On Wednesday, China slammed a decision by the European Union to limit exports of surveillance equipment to Hong Kong over concerns about a controversial new security law in the city.
The day before, the European Union said it would limit exports of equipment and technologies to Hong Kong which could be used for surveillance in response to a security law being imposed on the country by China.
The EU said on Tuesday the new law was "a matter of grave concern" and eroded Hong Kong's rights to freedom, which were supposed to be upheld under the terms of its handover from Britain to China until 2047.
The EU limit on exports "violates the basic international relations norm of non-interference in other countries' internal affairs", Chinese foreign ministry spokesman Wang Wenbin said Wednesday.

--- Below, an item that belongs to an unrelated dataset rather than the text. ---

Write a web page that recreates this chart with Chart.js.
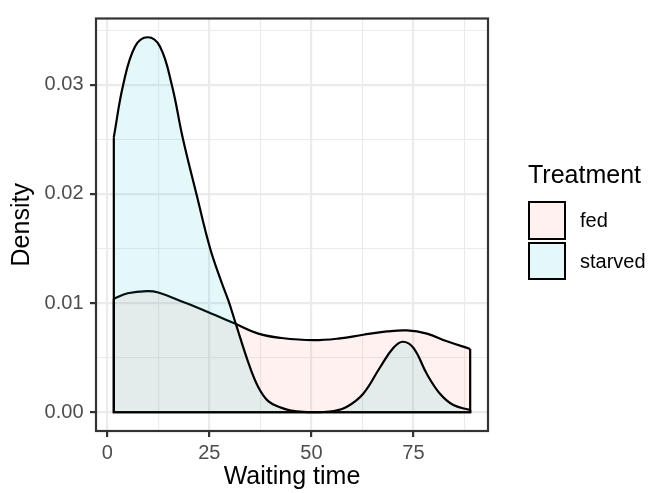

He told the EU to "stop any interference in Hong Kong matters and China's internal affairs".
Beijing's security law was imposed on Hong Kong at the end of June. It criminalises terrorism, secession, subversion, and collusion with foreign forces.
Many western countries criticise the law, saying it restricts freedoms and undermines the rule of law. But EU members have found it difficult to unite on a position with China, an important trading partner.
The series of measures announced by the EU was spearheaded by France and Germany.
"If we want to maintain our values and principles in dealing with powers like China, we Europeans have to speak with one voice," said Germany's Foreign Minister Heiko Maas.
"We now have a common toolbox," he added.
The bloc said it would also hold off from any negotiations with Hong Kong and would bring in measures to support the population by granting visas and scholarships.
Hong Kong and Chinese government officials say the law is crucial for national security defences in the wake of anti-government protests over the past year.
The law would also create a national security agency in Hong Kong that could put law enforcement in the hands of Beijing.
Beijing on Tuesday announced the suspension of extradition treaties with Canada, Australia and Britain, after they suspended extradition treaties with Hong Kong over the new law.